__SET TASK__: Can you set down, exactly as they appear below, the lines from the opening of the material through the one bearing "Arial, Helvetica, sans-serif';", minus the pictures?

__DATASET EXTRACT__:
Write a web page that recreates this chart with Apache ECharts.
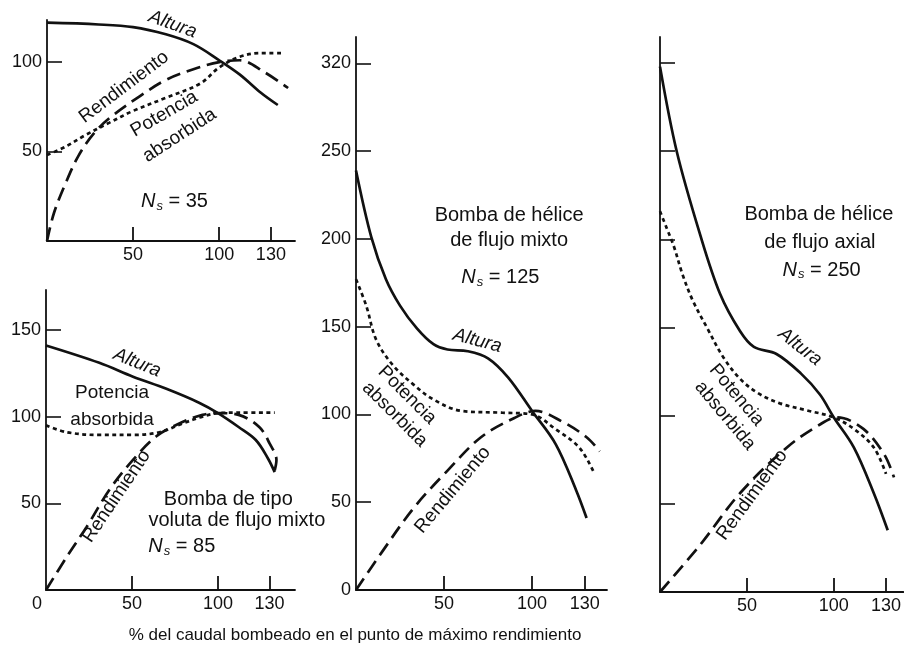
<!DOCTYPE html>
<html>
<head>
<meta charset="utf-8">
<script src="https://cdn.jsdelivr.net/npm/echarts@6/dist/echarts.min.js"></script>
<style>
  html, body { margin: 0; padding: 0; background: #fff; }
  #chart { width: 904px; height: 657px; }
</style>
</head>
<body>
<div id="chart"></div>
<script>
// % of flow at best efficiency point (x) against % of head / power / efficiency (y)
const FONT = '"Liberation Sans", Arial, Helvetica, sans-serif';

// Ns = 35
const ns35Altura = [[0,122],[30,121],[50,119.5],[69,115.5],[85,110],[100,101],[112,93],[124,83],[134,76]];
const ns35Rend   = [[0,0],[4,15.5],[10.7,32],[18.5,48],[28,61],[38,70],[54,81],[69,90],[85,96],[100,100],[112,101],[126,94.5],[140,85.5]];
const ns35Pot    = [[0,48],[10.7,52.7],[22,59],[36,66],[50,72.7],[69,80],[89,88],[100,97],[112,103],[124,105],[136,105]];

// Ns = 85
const ns85Altura = [[0,141],[31,131],[50.6,123],[70,116],[89,108],[100,102],[112,94],[122,86.5],[129,76],[133,68]];
const ns85Rend   = [[0,0],[12,19],[23.7,36.5],[37,58],[50.6,75],[64,88.5],[77.5,96],[91,101],[100.6,102],[112,101],[124,94],[130,84.6],[134,75],[133,69]];
const ns85Pot    = [[0,95],[12,91],[31,89.4],[50.6,89.4],[66,91],[79.4,96],[91,100],[100,102],[112,102.3],[133,102.3]];

// Ns = 125
const ns125Altura = [[0,239],[8.7,201],[17,177],[25,162],[34.6,149],[44,140],[52,137],[63.5,136],[75,132],[86.5,121],[100,102],[113.5,83],[125,57],[131,41]];
const ns125Rend   = [[0,0],[15,22],[33,47],[52,68],[71,87],[90,98],[102,102],[117,96],[131,87],[138.5,79]];
const ns125Pot    = [[0,177],[5.8,162],[11.5,142.5],[21,128],[32.7,117],[44,108.5],[60,102],[83,101],[100,100],[113.5,91.5],[127,81],[135.6,66]];

// Ns = 250
const ns250Altura = [[0,298],[9.6,250],[23,203],[34.6,169],[46,148],[54,139],[67,135],[81,124],[92,112],[100,99],[111.5,82],[123,56],[131,35]];
const ns250Rend   = [[0,0],[23,26.6],[46,56],[73,82],[92,95],[102,99],[117,92.5],[129,78],[134.6,65]];
const ns250Pot    = [[0,216],[4,206],[8,196],[13,180],[19,165],[27,150],[36.5,133],[46,121],[56,113],[69,107],[84.6,103],[100,99],[111.5,92.5],[123,82],[130,67]];

// ticks
const xTicks = [50, 100, 130];
const xTicksWithZero = [0, 50, 100, 130];
const y35Ticks = [50, 100];
const y85Ticks = [50, 100, 150];
const yBigTicks = [0, 50, 100, 150, 200, 250, 300];
const yBigTickLabels = ['0', '50', '100', '150', '200', '250', '320'];

const grids = [
  { left: 47,  top: 20,  width: 248, height: 221, xMax: 144,   yMax: 123.5 },
  { left: 46,  top: 290, width: 249, height: 300, xMax: 144.8, yMax: 173 },
  { left: 356, top: 37,  width: 251, height: 553, xMax: 142.6, yMax: 315 },
  { left: 660, top: 37,  width: 244, height: 555, xMax: 140,   yMax: 314.8 }
];

const axisColor = '#111';
const TICK_FONT = 18;

function xAxisFor(i, labels) {
  return {
    gridIndex: i, type: 'value', min: 0, max: grids[i].xMax,
    axisLine: { show: true, onZero: false, lineStyle: { color: axisColor, width: 1.8 } },
    axisTick: { show: true, inside: true, length: 14, customValues: xTicks, lineStyle: { color: axisColor, width: 1.8 } },
    axisLabel: {
      customValues: labels, color: '#111', fontSize: TICK_FONT, fontFamily: FONT, margin: 5,
      formatter: v => v === 0 ? '{z|0}' : String(v),
      rich: { z: { fontSize: TICK_FONT, fontFamily: FONT, color: '#111', padding: [0, 18, 0, 0] } }
    },
    splitLine: { show: false }
  };
}

function yAxisFor(i, ticks, showLabels, fmt) {
  return {
    gridIndex: i, type: 'value', min: 0, max: grids[i].yMax,
    axisLine: { show: true, onZero: false, lineStyle: { color: axisColor, width: 1.8 } },
    axisTick: { show: true, inside: true, length: 15, customValues: ticks, lineStyle: { color: axisColor, width: 1.6 } },
    axisLabel: {
      show: showLabels, customValues: ticks, color: '#111', fontSize: TICK_FONT, fontFamily: FONT, margin: 5,
      formatter: fmt || (v => String(v))
    },
    splitLine: { show: false }
  };
}

function curves(i, altura, rend, pot) {
  const base = { type: 'line', xAxisIndex: i, yAxisIndex: i, showSymbol: false, symbol: 'none', smooth: 0.35, silent: true };
  return [
    Object.assign({}, base, { name: 'Altura', data: altura, lineStyle: { color: '#111', width: 2.7, type: 'solid' } }),
    Object.assign({}, base, { name: 'Rendimiento', data: rend, lineStyle: { color: '#111', width: 2.7, type: [14, 7] } }),
    Object.assign({}, base, { name: 'Potencia absorbida', data: pot, lineStyle: { color: '#111', width: 2.7, type: [4, 3.5] } })
  ];
}

const chart = echarts.init(document.getElementById('chart'), null, { renderer: 'canvas' });

const option = {
  animation: false,
  backgroundColor: '#fff',
  grid: grids.map(g => ({ left: g.left, top: g.top, width: g.width, height: g.height, containLabel: false })),
  xAxis: [
    xAxisFor(0, xTicks),
    xAxisFor(1, xTicksWithZero),
    xAxisFor(2, xTicks),
    xAxisFor(3, xTicks)
  ],
  yAxis: [
    yAxisFor(0, y35Ticks, true),
    yAxisFor(1, y85Ticks, true),
    yAxisFor(2, yBigTicks, true, v => yBigTickLabels[yBigTicks.indexOf(v)]),
    yAxisFor(3, yBigTicks.slice(1), false)
  ],
  series: [].concat(
    curves(0, ns35Altura, ns35Rend, ns35Pot),
    curves(1, ns85Altura, ns85Rend, ns85Pot),
    curves(2, ns125Altura, ns125Rend, ns125Pot),
    curves(3, ns250Altura, ns250Rend, ns250Pot)
  )
};

chart.setOption(option);

// annotations in data coordinates: [grid, x, y, text, rotation (deg), kind]
const notes = [
  [0, 73, 121, 'Altura', -20, 'italic'],
  [0, 44.7, 86, 'Rendimiento', 37, 'plain'],
  [0, 68, 71, 'Potencia', 30, 'plain'],
  [0, 77, 59, 'absorbida', 33, 'plain'],
  [0, 74, 22, '35', 0, 'ns'],

  [1, 53, 131, 'Altura', -22, 'italic'],
  [1, 38.4, 114, 'Potencia', 0, 'plain'],
  [1, 38.4, 98, 'absorbida', 0, 'plain'],
  [1, 41, 54, 'Rendimiento', 56, 'plain'],
  [1, 106, 52, 'Bomba de tipo', 0, 'big'],
  [1, 111, 40, 'voluta de flujo mixto', 0, 'big'],
  [1, 79, 25, '85', 0, 'ns'],

  [2, 87, 213.5, 'Bomba de hélice', 0, 'big'],
  [2, 87, 199, 'de flujo mixto', 0, 'big'],
  [2, 82, 178, '125', 0, 'ns'],
  [2, 69, 142, 'Altura', -15, 'italic'],
  [2, 29, 111, 'Potencia', -45, 'plain'],
  [2, 22, 100, 'absorbida', -45, 'plain'],
  [2, 55, 57, 'Rendimiento', 50, 'plain'],

  [3, 91.4, 214, 'Bomba de hélice', 0, 'big'],
  [3, 92, 198.5, 'de flujo axial', 0, 'big'],
  [3, 93, 182.6, '250', 0, 'ns'],
  [3, 80.5, 139, 'Altura', -38, 'italic'],
  [3, 44, 111.7, 'Potencia', -50, 'plain'],
  [3, 37.4, 100, 'absorbida', -50, 'plain'],
  [3, 53, 55, 'Rendimiento', 54, 'plain']
];

const graphics = notes.map(([gi, x, y, text, rot, kind]) => {
  const p = chart.convertToPixel({ gridIndex: gi }, [x, y]);
  const style = { fill: '#111', textAlign: 'center', textVerticalAlign: 'middle', fontFamily: FONT };
  if (kind === 'ns') {
    style.text = '{n|N}{s|s}{t| = ' + text + '}';
    style.rich = {
      n: { fontSize: 20, fontStyle: 'italic', fontFamily: FONT, fill: '#111' },
      s: { fontSize: 13, fontStyle: 'italic', fontFamily: FONT, fill: '#111', padding: [9, 0, 0, 1] },
      t: { fontSize: 20, fontFamily: FONT, fill: '#111' }
    };
  } else {
    style.text = text;
    style.fontSize = kind === 'big' ? 20 : 19;
    if (kind === 'italic') style.fontStyle = 'italic';
  }
  return { type: 'text', x: p[0], y: p[1], rotation: rot * Math.PI / 180, silent: true, style };
});

graphics.push({
  type: 'text', x: 355, y: 635, silent: true,
  style: { text: '% del caudal bombeado en el punto de máximo rendimiento', fill: '#111',
           fontSize: 17, fontFamily: FONT, textAlign: 'center', textVerticalAlign: 'middle' }
});

chart.setOption({ graphic: graphics });
</script>
</body>
</html>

__COMPLETE OUTPUT__:
Write a web page that recreates this chart with Apache ECharts.
<!DOCTYPE html>
<html>
<head>
<meta charset="utf-8">
<script src="https://cdn.jsdelivr.net/npm/echarts@6/dist/echarts.min.js"></script>
<style>
  html, body { margin: 0; padding: 0; background: #fff; }
  #chart { width: 904px; height: 657px; }
</style>
</head>
<body>
<div id="chart"></div>
<script>
// % of flow at best efficiency point (x) against % of head / power / efficiency (y)
const FONT = '"Liberation Sans", Arial, Helvetica, sans-serif';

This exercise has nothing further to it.